* **Work to do**:
Tally every line featuring "this", then give that tally alone.

* **Material shown**:
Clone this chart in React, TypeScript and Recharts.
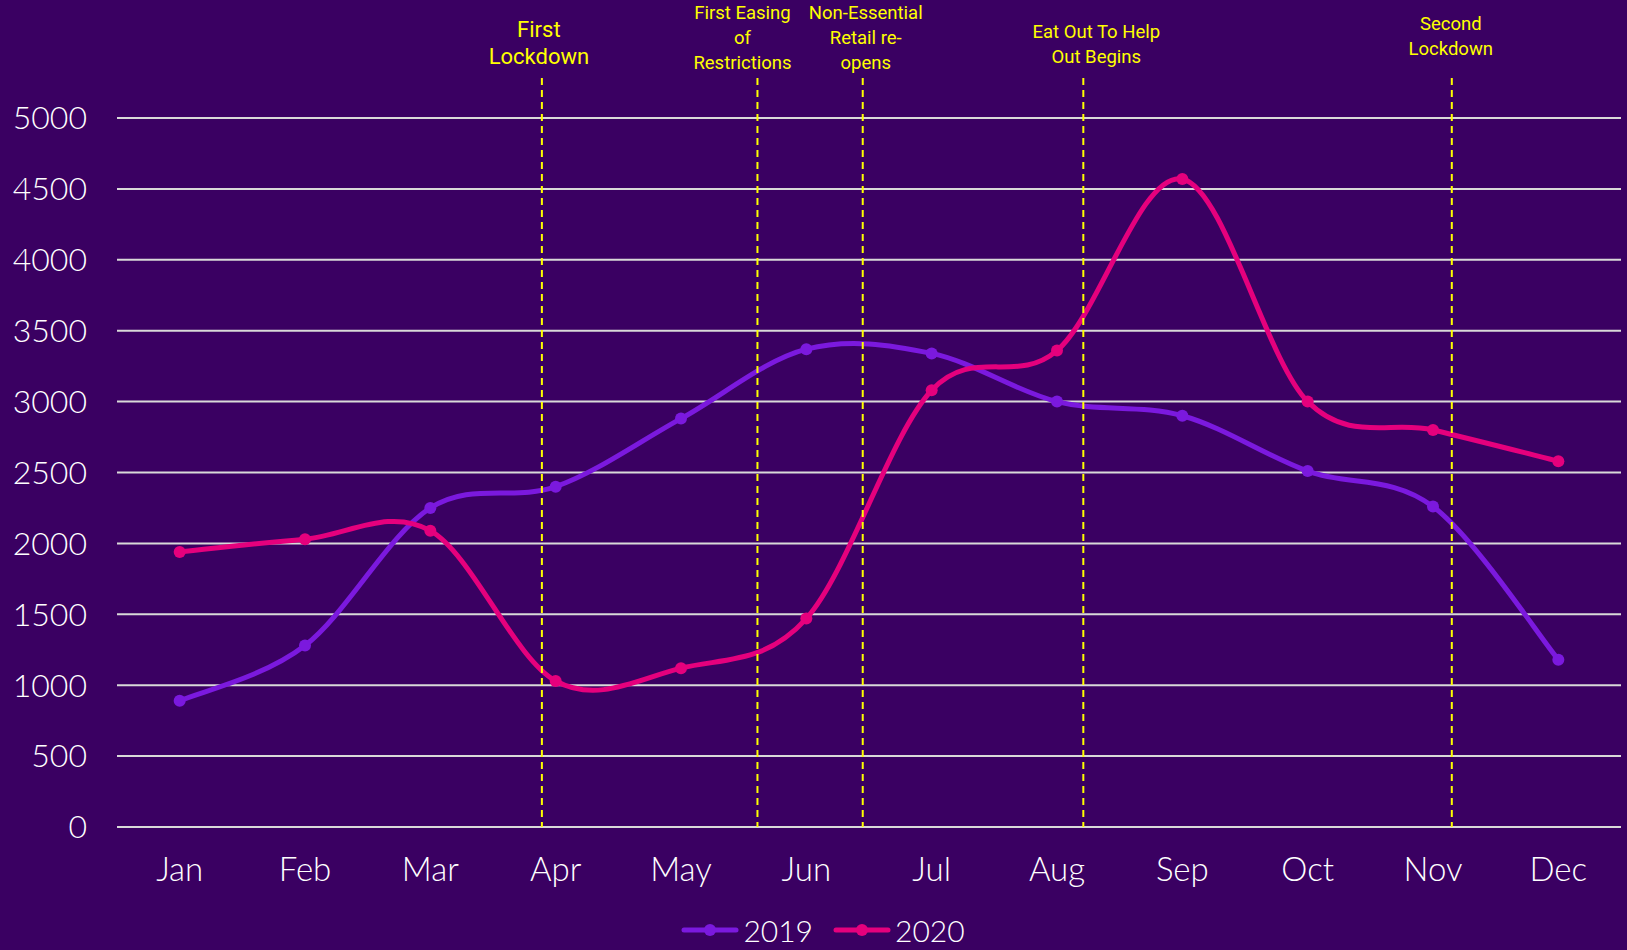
---
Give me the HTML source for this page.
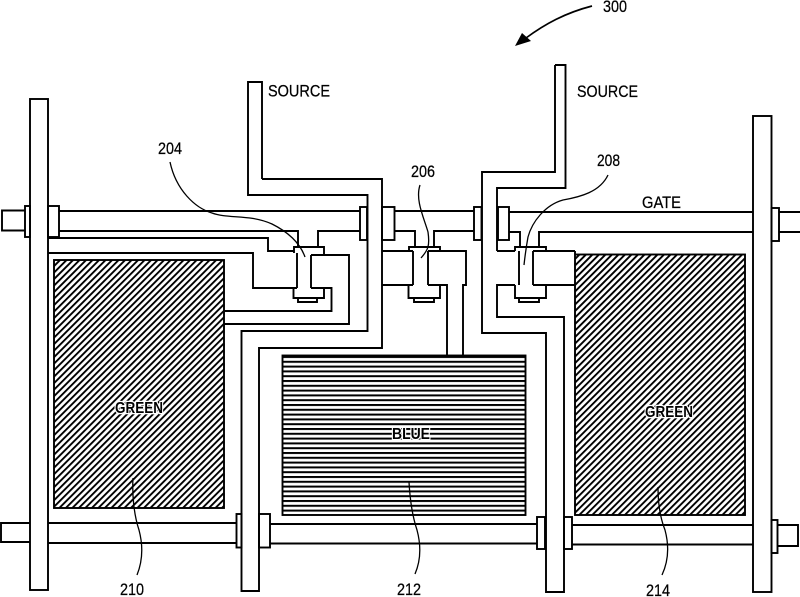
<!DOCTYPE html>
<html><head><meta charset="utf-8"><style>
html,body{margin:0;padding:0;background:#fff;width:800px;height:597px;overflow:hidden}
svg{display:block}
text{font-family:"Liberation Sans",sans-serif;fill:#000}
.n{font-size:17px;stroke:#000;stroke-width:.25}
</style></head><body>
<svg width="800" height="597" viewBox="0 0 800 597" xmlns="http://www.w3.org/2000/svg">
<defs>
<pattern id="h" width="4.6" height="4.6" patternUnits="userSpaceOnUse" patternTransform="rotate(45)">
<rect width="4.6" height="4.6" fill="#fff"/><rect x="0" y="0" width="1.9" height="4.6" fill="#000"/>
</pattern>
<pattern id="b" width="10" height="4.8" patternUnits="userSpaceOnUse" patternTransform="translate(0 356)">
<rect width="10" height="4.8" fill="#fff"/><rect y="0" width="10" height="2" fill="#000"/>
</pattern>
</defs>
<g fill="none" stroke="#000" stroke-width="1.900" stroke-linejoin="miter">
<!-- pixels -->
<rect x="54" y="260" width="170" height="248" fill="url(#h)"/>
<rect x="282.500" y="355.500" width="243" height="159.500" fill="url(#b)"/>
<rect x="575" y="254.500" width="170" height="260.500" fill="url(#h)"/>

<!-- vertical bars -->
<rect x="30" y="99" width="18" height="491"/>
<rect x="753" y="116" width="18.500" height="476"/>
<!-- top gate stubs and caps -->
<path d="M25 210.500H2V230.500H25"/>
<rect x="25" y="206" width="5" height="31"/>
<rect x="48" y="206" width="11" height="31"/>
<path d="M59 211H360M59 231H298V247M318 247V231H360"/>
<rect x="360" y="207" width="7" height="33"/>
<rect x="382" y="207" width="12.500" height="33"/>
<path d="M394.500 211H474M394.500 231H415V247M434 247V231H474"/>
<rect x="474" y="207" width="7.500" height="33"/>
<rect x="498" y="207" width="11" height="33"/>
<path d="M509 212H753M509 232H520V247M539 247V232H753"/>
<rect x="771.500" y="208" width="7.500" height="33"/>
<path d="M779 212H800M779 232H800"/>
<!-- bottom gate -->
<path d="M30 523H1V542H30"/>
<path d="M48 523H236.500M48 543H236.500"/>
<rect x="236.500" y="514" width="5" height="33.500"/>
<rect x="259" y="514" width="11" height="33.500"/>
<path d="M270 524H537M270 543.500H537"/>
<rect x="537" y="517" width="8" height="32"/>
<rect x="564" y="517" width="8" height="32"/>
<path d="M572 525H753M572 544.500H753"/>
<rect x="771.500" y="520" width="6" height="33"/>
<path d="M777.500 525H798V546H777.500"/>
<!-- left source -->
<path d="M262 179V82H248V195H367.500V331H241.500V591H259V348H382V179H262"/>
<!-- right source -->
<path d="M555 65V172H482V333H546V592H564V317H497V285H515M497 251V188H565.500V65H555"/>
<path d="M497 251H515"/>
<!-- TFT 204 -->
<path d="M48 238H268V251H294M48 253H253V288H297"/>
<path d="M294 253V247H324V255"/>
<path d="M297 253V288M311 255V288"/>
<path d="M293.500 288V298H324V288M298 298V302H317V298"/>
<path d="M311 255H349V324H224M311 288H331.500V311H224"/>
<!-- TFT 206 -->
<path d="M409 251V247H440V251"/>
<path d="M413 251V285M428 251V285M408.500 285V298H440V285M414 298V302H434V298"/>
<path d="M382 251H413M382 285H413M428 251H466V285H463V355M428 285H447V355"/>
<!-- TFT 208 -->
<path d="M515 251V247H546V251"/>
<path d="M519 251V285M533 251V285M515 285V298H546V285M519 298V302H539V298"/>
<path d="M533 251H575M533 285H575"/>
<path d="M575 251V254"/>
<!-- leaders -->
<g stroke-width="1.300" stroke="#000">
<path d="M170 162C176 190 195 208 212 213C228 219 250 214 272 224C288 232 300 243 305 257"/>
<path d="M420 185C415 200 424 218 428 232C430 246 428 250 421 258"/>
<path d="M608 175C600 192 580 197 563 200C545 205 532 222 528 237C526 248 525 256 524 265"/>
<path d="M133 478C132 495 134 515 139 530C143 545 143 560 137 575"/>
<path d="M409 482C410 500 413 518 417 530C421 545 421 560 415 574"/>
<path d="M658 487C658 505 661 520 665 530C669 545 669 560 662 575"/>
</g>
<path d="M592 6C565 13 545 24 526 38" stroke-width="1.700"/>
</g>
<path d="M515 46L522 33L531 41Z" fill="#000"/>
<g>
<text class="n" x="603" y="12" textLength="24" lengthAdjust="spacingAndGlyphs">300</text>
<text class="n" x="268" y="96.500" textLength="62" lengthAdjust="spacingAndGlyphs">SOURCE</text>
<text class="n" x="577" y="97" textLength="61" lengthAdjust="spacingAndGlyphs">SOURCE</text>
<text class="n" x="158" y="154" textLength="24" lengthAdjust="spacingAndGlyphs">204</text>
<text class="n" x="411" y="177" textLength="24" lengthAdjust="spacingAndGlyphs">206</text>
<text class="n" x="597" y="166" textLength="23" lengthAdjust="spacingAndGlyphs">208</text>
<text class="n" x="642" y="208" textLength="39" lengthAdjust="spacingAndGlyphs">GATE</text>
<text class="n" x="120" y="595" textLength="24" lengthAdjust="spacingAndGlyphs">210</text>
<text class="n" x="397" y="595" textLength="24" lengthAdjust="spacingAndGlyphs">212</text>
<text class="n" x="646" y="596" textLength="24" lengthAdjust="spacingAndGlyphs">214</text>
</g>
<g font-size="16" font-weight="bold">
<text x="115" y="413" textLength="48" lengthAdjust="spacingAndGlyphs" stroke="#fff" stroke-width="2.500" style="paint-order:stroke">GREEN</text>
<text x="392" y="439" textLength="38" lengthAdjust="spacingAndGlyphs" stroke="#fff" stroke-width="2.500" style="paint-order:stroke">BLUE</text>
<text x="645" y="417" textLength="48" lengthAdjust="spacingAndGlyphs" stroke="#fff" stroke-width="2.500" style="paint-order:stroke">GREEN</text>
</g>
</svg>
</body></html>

* **Completed task**:
2